Though neither has visited the Country Music Hall of Fame and Museum, Walsh and Taylor told Rolling Stone Country that accepting Gill’s request was a no-brainer. “I said, ‘You bet,'” Taylor said. “I love Vince’s playing and respect him as a player and also as a citizen, as a member of a community that’s better for his being part of it. There wasn’t a second thought.”
For all the star power on the stage, it was Taylor who grounded the often rag-tag evening, not only by his elder-statesman status, but with his self-deprecating, genial stories that unassumingly reinforced his role as one of the greatest singer-songwriters of his generation. He recalled auditioning for Paul McCartney and George Harrison in 1968 for their Apple Records with the romantic “Something in the Way She Moves”: “I was as nervous as a Chihuahua on methamphetamine,” he said. “It was like meeting God.”

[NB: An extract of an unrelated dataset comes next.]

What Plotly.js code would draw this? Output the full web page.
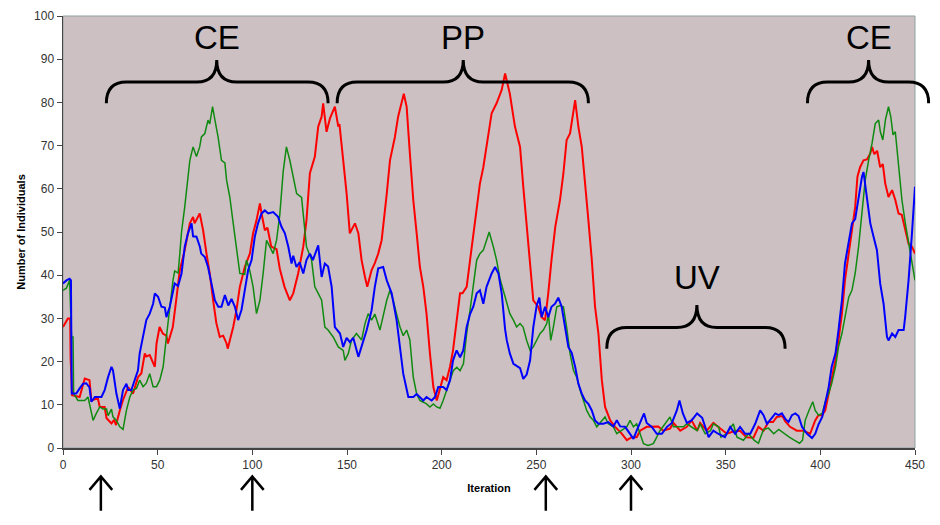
<!DOCTYPE html>
<html>
<head>
<meta charset="utf-8">
<script src="https://cdn.plot.ly/plotly-3.0.1.min.js"></script>
<style>html,body{margin:0;padding:0;background:#fff;}#chart{width:940px;height:525px;}</style>
</head>
<body>
<div id="chart"></div>
<script>
// ---- Data ----
const redX = [0,2.6,3.8,4,4.8,8.8,11.5,14,15,18.4,19.4,22,23,25.6,27,28,30,31.6,34.4,37,39.6,41.4,43.2,44,45.8,48.5,49.4,51,52.7,54.6,55.4,58,60,61.7,64.3,67,68.7,69.5,72.2,74,75.8,77.5,79.3,81,82.8,84.6,86.4,87,89.9,91.6,93.4,96,98.7,100.4,102.2,104,105,106.6,108,110,112.8,114.5,117,119.8,121.6,124.2,126.9,128.6,130.4,133,134.8,136.6,137.4,138.3,139.2,141,143.6,145.4,146,148,149.8,151.5,154.2,156,157.7,159.5,160.7,163,164.7,166.5,168.3,171,172.7,175.3,177,180,181.5,183.2,185,186.8,188.5,190.3,192,193.8,195.6,197.4,199,200.8,202.6,204.4,206,208,209.7,211,213.2,215,216.7,218.5,220.2,222,224.6,226.4,229,231.7,233.5,236,238.7,241.4,243.1,245,246.7,248.4,251,252.8,254.6,256.3,258,260,262.5,264.3,266,267.8,270.5,272.2,274,275.7,277.5,279.3,281,282.8,284.6,286.3,289,291.6,295,297.8,300.4,303,304.8,308.3,311.8,314.4,317,320.6,322.4,326,329.5,332,335,336.5,340,343.5,346,350.6,354,357.6,361,364.7,367.3,370,372.6,375,377,380,381.4,384,387.6,391,394.6,397.3,399,401,402.6,404.4,406,408,409.6,411.4,413,415,416.7,418.4,419.6,421,422.8,424.6,426.4,427.3,428.5,430,431.6,433,434.3,436,437.9,439.6,441.3,443,444.8,446.6,448.4,450];
const redY = [28,30,30,21,12.2,11.8,16.1,15.7,11,11.5,9.5,9.5,6.9,5.7,6.5,5.3,8.7,11,14.1,12.6,16.4,17.3,21.9,21.2,21.5,18.8,24.2,28,26.5,26,24.2,28,35,41.2,45.8,52,53.5,52,54.3,50.4,45,40.4,34.2,28.9,25.7,26,24.2,23,28,31.9,37.3,41.9,45,49.7,52.7,56.6,54,50.4,51,46.6,46,41.5,37.3,34.2,35.8,40.4,46.6,52.7,63.6,67.4,74.4,76.7,79.8,77,73.2,76.3,79,74.4,75,66.6,58.9,49.7,52,49.7,43.5,39.6,37.3,41.2,42.8,45,48.1,58.9,66.6,72,76.7,82,79,68.2,57.4,49.7,41.9,37.3,31.1,21.9,14.1,11,13.4,16.4,15.7,18.8,22.6,29.6,35.8,35.8,37.3,43.5,49.7,55.8,61.2,65,72,77.5,79.8,82.9,86.7,82,74.4,69.7,60.5,51.2,43.5,34.2,32.7,30.3,29.6,35.8,43.5,51.2,57.4,63.6,71.3,72.8,80.5,74.4,69.7,62,52.7,43.5,32.7,26.5,15.7,9.5,6.4,4.9,3.4,1.8,2.5,2.5,4,4.9,4.9,5,4,4.5,5.8,4,4.9,6.4,4,5.8,4,5.8,4.9,3.3,3.8,4,2.5,2.4,4.9,4,6,6,7.2,7.4,6.2,4.9,4,4,3.3,6.4,7.6,7.6,8.7,12.6,15.7,20.3,25,31.1,38.8,45.8,50.4,55.8,62.8,65,66.6,66.8,68.2,69.7,68,68.8,65,65.7,61.2,58.1,59.7,57.4,54.3,54,50.4,47.3,46.6,45];

const blueX = [0,1.8,3.5,4.2,4.6,7,8.8,10.6,12.3,14,15,16.8,20.3,22,23.8,25.6,26.4,28.2,30,31.7,33.5,34.4,36.1,37.9,39.6,40.5,42.3,44,45.8,47.6,48.5,50.2,52,53.8,54.6,56.4,59,60.8,62.6,64.3,66,67.9,68.7,70.5,72.3,73,74.9,76.6,78.4,80.2,82,83.7,85.5,87.3,89,90.8,92.5,94.3,96,97.8,99.6,101.3,103,104.9,106.6,108.4,111,113.6,115.4,117.2,119,120.7,121.6,123.3,125,126.9,128.6,130.4,132,134.8,136.6,138.3,140,141.9,143.6,146.3,148,149.8,151.5,153.3,156,157.7,160.4,163,164.7,166.5,169.1,171,173.6,176.2,178,179.7,182.4,185,186.8,188.5,190.3,192,194.7,196.5,198.2,200.8,202.6,204.4,206,207.9,209.7,211.4,213.2,215,216.7,218.5,220.2,222,223.7,226.4,228.2,230,231.7,233.5,234.4,236,237.9,239.6,241.4,243.1,244.9,246.7,248.4,250.2,251.6,252.8,254.6,256.3,258,259.9,261.6,263.4,265.2,266.9,268.7,270.5,272.2,274,275.7,277.5,279.3,281,282.8,285.4,288,290.7,292.5,294.3,296.9,299.5,301.3,303,304.8,306.9,308.3,311,313.6,316.3,319,321.6,324.2,325.6,327.4,329.5,332,334.9,337.6,339.2,341,343.5,346,349.6,352.4,355,357.6,360.3,363,365.6,368.2,370,371.8,374.4,376.2,378,379.7,381.4,383.2,385,386.8,388.5,390.3,393,395.6,397.3,399,401,402.6,404.4,406,408,409.6,411.4,413,415,416.7,418.4,420.2,422,422.8,424.6,426.4,428.1,429.9,431.6,433.4,435.2,436,437.9,439.6,441.3,444,444.8,446.6,448.4,450];
const blueY = [38.1,38.8,39.2,38.8,12.6,12.6,13.8,14.9,15,14,10.7,11.8,11.8,13.4,16.4,18.8,18,12.6,9.1,13.4,14.9,13.4,13.4,15.7,18,21.9,25.7,29.6,31.1,33.4,35.8,35,32.7,32.5,30.3,32.7,38.1,37.5,40.4,46.6,49.7,52,49,48.9,46.6,45,44.2,41.9,38.1,34.2,32.7,32.7,35.4,33,34.5,32.7,29.6,32,36.5,41.2,43.5,48.9,52,54.3,55,54.3,54.6,53.5,51.2,49.7,46.6,42.7,44.5,41.9,43,40.4,43.5,45,43.5,46.9,39.6,42.7,42,37.3,28,26.5,23.4,25.5,24.5,25.5,21.1,23.4,27.3,31.9,37.3,41.6,41.9,38.8,35.8,29.6,23.4,17.2,11.8,11.8,12.5,11.8,11,11.8,11,11.8,14.1,14.1,13.4,15.7,20.3,22.6,21,22.6,28,31,32.7,35.8,36.5,33.4,37.3,40.4,41.9,40.4,35.8,27.5,24.9,21.9,19.5,19,18.5,16,17,20.3,28,33,34.8,30.3,32.7,30.3,32.7,33.4,34.8,32.7,28,23.4,22,18.8,14.9,12.6,11,10.2,8.7,6.4,5.6,5.6,6,5,6.4,5,4.9,3.3,2.1,4,5.8,8,5.8,4.9,3.3,3.3,4.9,5.8,8.7,11,8,5.8,6.4,8,7,4.9,2.5,4,3.3,2.5,4.9,3.3,4.9,3.3,3.3,5.6,8.7,7.6,5.6,7,8,7.6,8,6.8,6,7.6,8,7.4,4.9,3.3,2.3,3.3,5.4,7.2,10.3,14.1,18.8,21.9,27.3,34.2,42.7,47.3,52,53,58.1,62.8,63.9,58.1,52,48.9,45.8,38.1,33.4,25.7,24.9,26.5,25.7,27.3,27.3,30.3,38.8,49.7,60.5];

const greenX = [0,1.8,3.5,4.5,5.3,5.6,7.9,11.5,13.2,15,15.9,17.6,19.4,21.2,23,23.8,25.6,26.4,28.2,30,31.7,33.5,35.3,37,38.8,40.5,42.3,44,45.8,47.6,49.4,51.1,52.9,54.6,56.4,58.1,59,60.8,61.7,62.6,64.3,66,67,68.7,70.5,72.2,73.1,74.9,76.6,77.5,79,80.2,81.9,83.7,85.5,86.4,88.1,89.9,91.6,93.4,96,96.9,98.7,100.4,102.2,104,105.7,107.5,109.2,111,112.8,114.5,116.3,118,119.8,121.6,123.4,126,127.7,128.6,131.3,133,134.8,136.6,138.3,140,142.7,145.4,148,148.9,150.7,152.4,155,157.7,159.5,161.2,163,164.7,167.4,169.2,171,172.7,174.4,176.2,178,179.7,181.5,183.2,185,186.8,188.5,190.3,192,193.8,195.6,197.4,199.1,200.8,202.6,204.4,206.1,208,209.7,211.5,213.2,215,216.7,218.5,220.2,222,223.7,225.1,227.3,229,230.8,232.6,234.4,236,237.9,239.6,241.4,243,244.9,246.7,248.4,250.2,252,253.7,255.5,256.4,257.6,259,260.8,262.5,264.3,266,267.8,269.6,271.3,273.1,274.9,276.6,278.4,280.2,281.9,284.6,286.3,288,290.7,292.5,295,297.8,299.5,301.3,303,304.8,306.6,309,311.8,313.6,315.3,318,320.6,322.4,325,327.7,329.5,332,334.9,336.5,339.2,342,343.5,346.3,347.5,350.6,354,356,359.4,362,365,367.3,370,372.6,375.4,378,381,383.6,386.2,389,390.6,392,394,396,397.3,399,401,402.6,404.4,406,408,409.6,411.4,413.2,415,416.7,418.4,420.2,422,423.7,425.5,427.3,429,430.8,431.7,433,434.4,436,437.2,438.4,439.6,441.3,443.1,444.9,446.6,448.4,450];
const greenY = [36.5,37,38.8,25.7,25.7,12.6,11,11,11.8,8,6.4,8,9.5,9,9,7.5,9,7.2,6.4,4.9,4.3,8.7,11.8,13.4,13.8,15.7,14.2,15,17.2,14.2,14.2,15.7,18.8,25.7,32.7,38.8,41,40.5,45,50,55.8,62,66.6,69.7,67.5,69.7,72,72.8,75.9,75,79,76,72,66.6,66,62,58.1,52,46.6,40.4,40.2,43.5,41,37.3,31.1,34.2,40.4,48.1,46.6,45,48.1,54,64,69.7,66.6,62.8,58.9,58,51.2,46.6,43.5,37.3,35.8,34.2,28,27.3,25.7,23.4,22.6,20.3,21.9,25,26.5,25,28.8,31.1,29.6,31,27.3,31,34.2,36.5,34.2,31,28,26,27.3,25,16.4,12.5,11,10.6,10.2,9.5,10.2,9.5,9.2,11,13.4,15.7,17.9,18.7,17.9,19.5,26.5,31.9,37.3,43.5,45,45.8,48.1,50,46.6,43.5,39.2,36.5,33.5,31.1,29.6,28,28.8,28,24.9,22.6,23.4,24.9,26.5,27.3,28.8,31,24.9,28,32.7,33,32.7,28,21.9,18,16.4,13.4,11,8.7,7.2,6.4,4.9,6.4,7.2,5.6,4.9,3.3,4,4.9,6.4,4.9,5.6,3.3,1,0.6,1,2.5,4,5.6,7.2,4.9,4.9,4.9,5.6,4.9,4,5.6,3.3,4,5.6,4.9,2.5,3.3,5.6,2.5,1.8,3.3,1.8,1.1,4.3,4.6,3.3,4.3,3.3,2.5,1.8,1.1,1.8,6.4,8.7,10.7,8.7,7.6,8,10.7,12.6,14.9,18.8,23.4,26.5,31.1,34.9,36.5,40.4,46.6,55,62,66.6,70.5,75.1,75.9,73.2,71.3,76,79,76.7,72.5,73.2,65,57.4,52,47.3,42.7,38.8];

// Phase labels and braces (iteration units; heights as fraction of plot height)
const phaseLabels = ["CE", "PP", "UV", "CE"];
const braceLeft  = [22.9, 144.8, 287.2, 393.2];
const braceTip   = [81.2, 211.4, 334.8, 425.5];
const braceRight = [140.0, 277.5, 381.4, 457.2];
const braceEndY  = [0.798, 0.798, 0.230, 0.798];
const braceBarY  = [0.847, 0.847, 0.279, 0.847];
const braceTipY  = [0.898, 0.898, 0.331, 0.898];
const labelY     = [0.951, 0.951, 0.395, 0.951];
// Arrows marking event iterations
const arrowIters = [20, 100, 255, 300];

const X_MAX = 450;
const px = v => v / X_MAX;  // iteration -> paper fraction

function bracePath(i) {
  const xl = px(braceLeft[i]), xt = px(braceTip[i]), xr = px(braceRight[i]);
  const ye = braceEndY[i], yb = braceBarY[i], yt = braceTipY[i];
  const r = 20 / 852; // ~20px horizontal radius
  return `M ${xl},${ye} Q ${xl},${yb} ${xl + r},${yb} L ${xt - r},${yb} Q ${xt},${yb} ${xt},${yt} ` +
         `Q ${xt},${yb} ${xt + r},${yb} L ${xr - r},${yb} Q ${xr},${yb} ${xr},${ye}`;
}

const shapes = [];
const annotations = [];
for (let i = 0; i < phaseLabels.length; i++) {
  shapes.push({type: 'path', xref: 'paper', yref: 'paper', path: bracePath(i),
               line: {color: '#000', width: 3}});
  annotations.push({xref: 'x', yref: 'paper', x: braceTip[i], y: labelY[i], text: phaseLabels[i],
                    showarrow: false, font: {family: 'Arial, Liberation Sans, sans-serif', size: 33, color: '#000'},
                    xanchor: 'center', yanchor: 'middle'});
}
const hw = 6; // half width of arrow head in iterations
arrowIters.forEach(a => {
  shapes.push({type: 'path', xref: 'x', yref: 'paper',
               path: `M ${a},-0.145 L ${a},-0.066 M ${a - hw},-0.097 L ${a},-0.066 L ${a + hw},-0.097`,
               line: {color: '#000', width: 2.5}});
});
// plot area border (thin grey)
shapes.push({type: 'rect', xref: 'paper', yref: 'paper', x0: 0, x1: 1, y0: 0, y1: 1,
             line: {color: '#8fa0a0', width: 1}, layer: 'below'});

const traces = [
  {x: redX, y: redY, type: 'scatter', mode: 'lines', line: {color: '#ff0000', width: 2}, name: 'Red'},
  {x: greenX, y: greenY, type: 'scatter', mode: 'lines', line: {color: '#108a10', width: 1.5}, name: 'Green'},
  {x: blueX, y: blueY, type: 'scatter', mode: 'lines', line: {color: '#0000ff', width: 2}, name: 'Blue'}
];

const axisFont = {family: 'Arial, Liberation Sans, sans-serif', size: 12, color: '#333'};
const layout = {
  width: 940, height: 525,
  margin: {l: 63, r: 25, t: 16, b: 77},
  paper_bgcolor: '#ffffff',
  plot_bgcolor: '#ccc0c3',
  showlegend: false,
  xaxis: {
    range: [0, X_MAX], tickmode: 'linear', tick0: 0, dtick: 50,
    showgrid: false, zeroline: false, showline: true, linecolor: '#444', linewidth: 1.5,
    ticks: 'outside', ticklen: 5, tickcolor: '#444', tickfont: axisFont,
    title: {text: '<b>Iteration</b>', font: {family: 'Arial, Liberation Sans, sans-serif', size: 11, color: '#000'}, standoff: 13}
  },
  yaxis: {
    range: [0, 100], tickmode: 'linear', tick0: 0, dtick: 10,
    showgrid: false, zeroline: false, showline: true, linecolor: '#444', linewidth: 1.5,
    ticks: 'outside', ticklen: 5, tickcolor: '#444', tickfont: axisFont,
    title: {text: '<b>Number of Individuals</b>', font: {family: 'Arial, Liberation Sans, sans-serif', size: 11, color: '#000'}, standoff: 6}
  },
  shapes: shapes,
  annotations: annotations
};

Plotly.newPlot('chart', traces, layout, {staticPlot: true, displayModeBar: false});
</script>
</body>
</html>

Before singing “You Can Close Your Eyes,” he explained how he wrote it for Joni Mitchell, whom he dated in 1970 while he was filming Two-Lane Blacktop, a movie costarring Beach Boy Dennis Wilson that he maintains he’s never seen. “That’s one of the best damn songs in American history,” gushed Gill after Taylor finished the exquisite ballad.
Gill implored Taylor to close out the night, and he obliged with “Sweet Baby James.” There may be a sweeter sound than Taylor and Gill harmonizing on the chorus of the lullaby Taylor wrote for his nephew more than 45 years ago, but certainly not on this evening, as they serenaded the crowd into the warm California night.